Tayyip Erdoğan’ın bugün yapmış olduğu “ben de bir çobanım” açıklaması akıllara son Osmanlı padişahı Vahdettin’in kimi kaynaklarda Rauf Bey’e (Orbay) söylediği iddia edilen sözleri akla getirdi.
Rauf Orbay’a ait bu anıyı Cemal Kutay Bilinmeyen Tarihimiz kitabında şöyle anlatır:
Fakat Vahdettin bu heyecan ve ümit ummanından nasipsizdi. Gözleri yarı kapalı, aynı şeyi tekrar ediyordu. Korku yüreğinde yer etmişti. – Tekrar ediyorum akıl için yol birdir. Vaziyet meydandadır. İsterlerse yarın Ankara’ya girerler.. dedi. Bu adamın endişelerini yenmenin ve ıslahın mümkün olmadığını bilmekle beraber kendimi tutamadım. – Müsaade buyurun, dedim. Misaki Milli ile tespit edildiği veçhile hilafet ve saltanat makamı ile memleketin kurtarılması mücadelesi yapılmaktadır. Eğer bizleri milletin mümessilleri addediyorsanız, milletin sizden istediği, Meclis kararı olmadan herhangi bir milletlerarası vesikayı imzalamamanızdır. Aksi takdirde istikbali çok karanlık görüyoruz. O kadar ki akıbetin ne olacağı şimdiden kestirilemez. Vahdettin bu sözlerin üzerine sinirlendiğini açıkça belli eden bir tavırla oturduğu yerden kalkıp bakışlarını üzerime dikti: – Rauf Bey … dedi. Bir millet var koyun sürüsü… Buna bir çoban lazım. O da benim. Bu ibret tablosu önünde gayri ihtiyari dudaklarımda hazin bir tebessümün dolaştığını hissettim. Bu adam bana bu sözleri Bahriye Nazırı olarak bulunduğum son İzzet Paşa kabinesini, Ahmet Rıza Bey’le beraber tazyik ettikleri zaman, tuttukları yolun, kabinenin istifası ile memleketi yeni bir krize sürüklemekten başka netice vermeyeceğini söylemek için Sadrazam İzzet Paşa ile beraber geldiğimiz zaman bir daha söylemişti. Demek ki Vahdettin’e göre millet koyun sürüsü idi, kendisi de sürünün çobanı.

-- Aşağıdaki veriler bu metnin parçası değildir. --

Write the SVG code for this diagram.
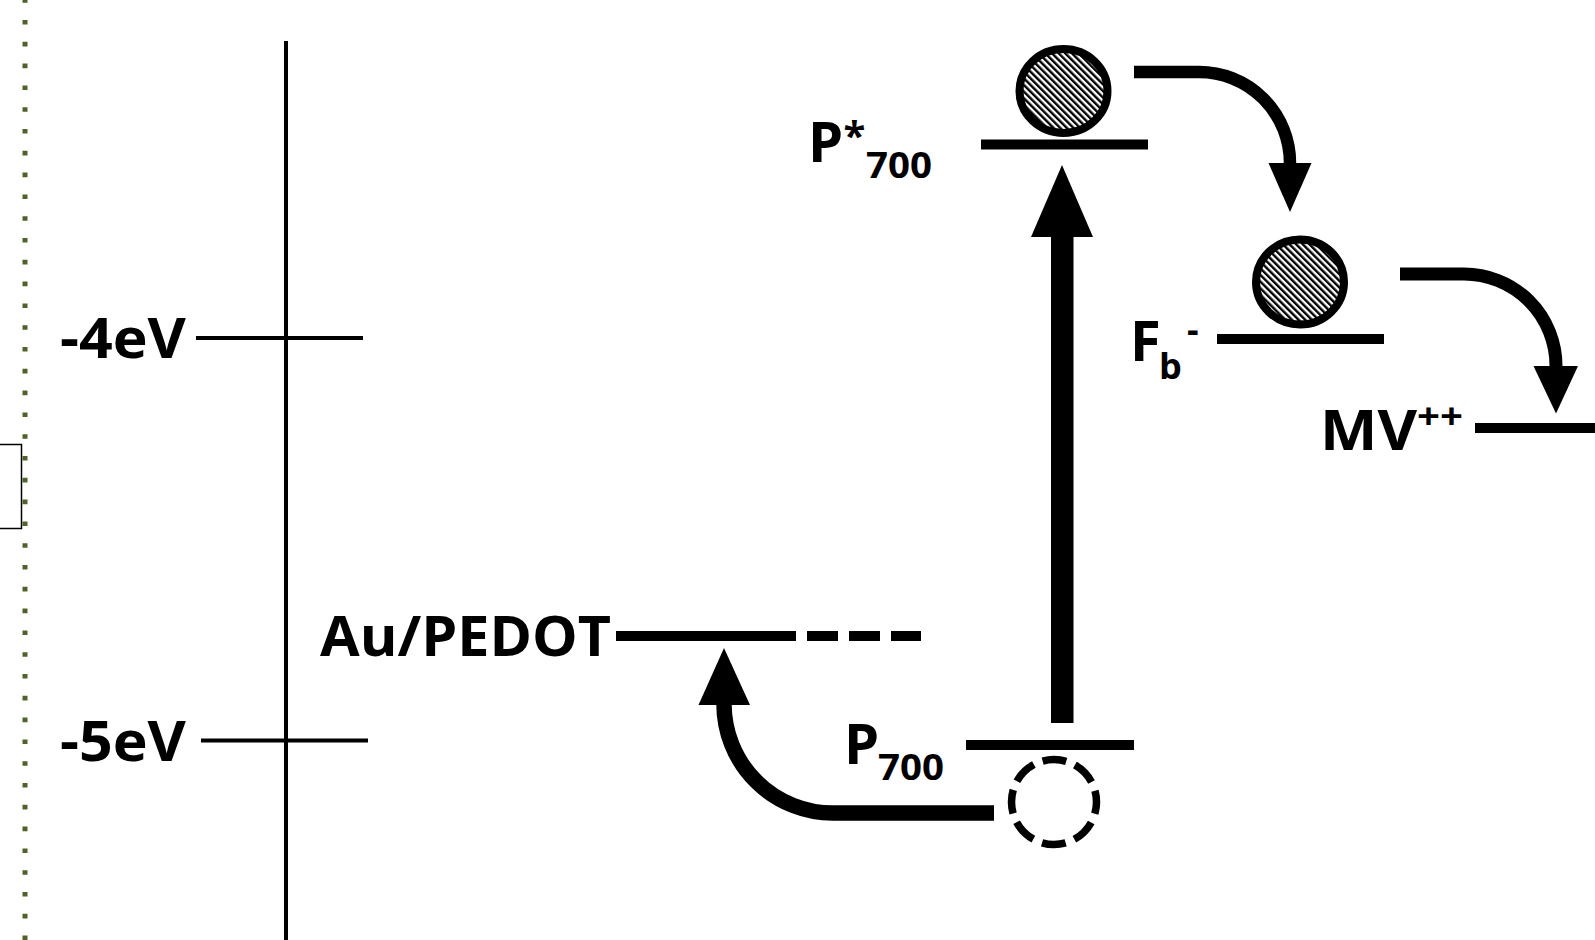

Turgut Özakman ise Vahdettin, Mustafa Kemal ve Milli Mücadele kitabında bu diyaloğu şöyle anlatıyor:
Vahdettin: Bu adamlar (İngilizler) her şeye cüret edebilirler! Meclis’teki sözlerinize ve hareketlerinize dikkat ediniz!
Vehbi (Çelik): Efendimiz, onların kudreti milleti yıldıramayacaktır. Millet azimlidir, kararlıdır. Hakkın yardımıyla haklarından gelecektir. milletiniz memleketi de, sizi de kurtaracaktır. müsterih olunuz, padişahım.
Vahdettin: Hoca! Hoca! Dikkatli olun! Bu adamlar, her istediklerini yaparlar!
Mecdi (Tolun): Padişahım, bu kâfirlerin kudreti zahiridir, şu gemilerin top menzili dışına çıkamaz. Senin milletinin yüreği, onların demirinden metindir. Millet, istiklali uğruna giriştiği mücadeleden muhakkak muzaffer çıkacaktır. endişe buyurmayınız.
Vahdettin: Hoca, vaziyet meydanda! Hadiseler ortada! Bu adamlar isterlerse yarın Ankara’ya giderler!
Rauf (Orbay): Efendimiz, biz huzurunuzda milleti temsilen bulunuyoruz. Millet, haysiyet ve istiklale aykırı bir kaydı kabul etmemeye kesin kararlıdır. Eğer milletlin hislerine tercüman olduğumuza kani iseniz, arz ediyoruz ki milletin sizden ricası, haysiyet ve istiklale aykırı bir antlaşmaya ve sözleşmeye imza koymamanızdır. Aksi takdirde istikbali çok karanlık görüyoruz.
Vahdettin: Rauf Bey, millet koyun sürüsü! Bu sürüye bir çoban lazım! İşte o da benim!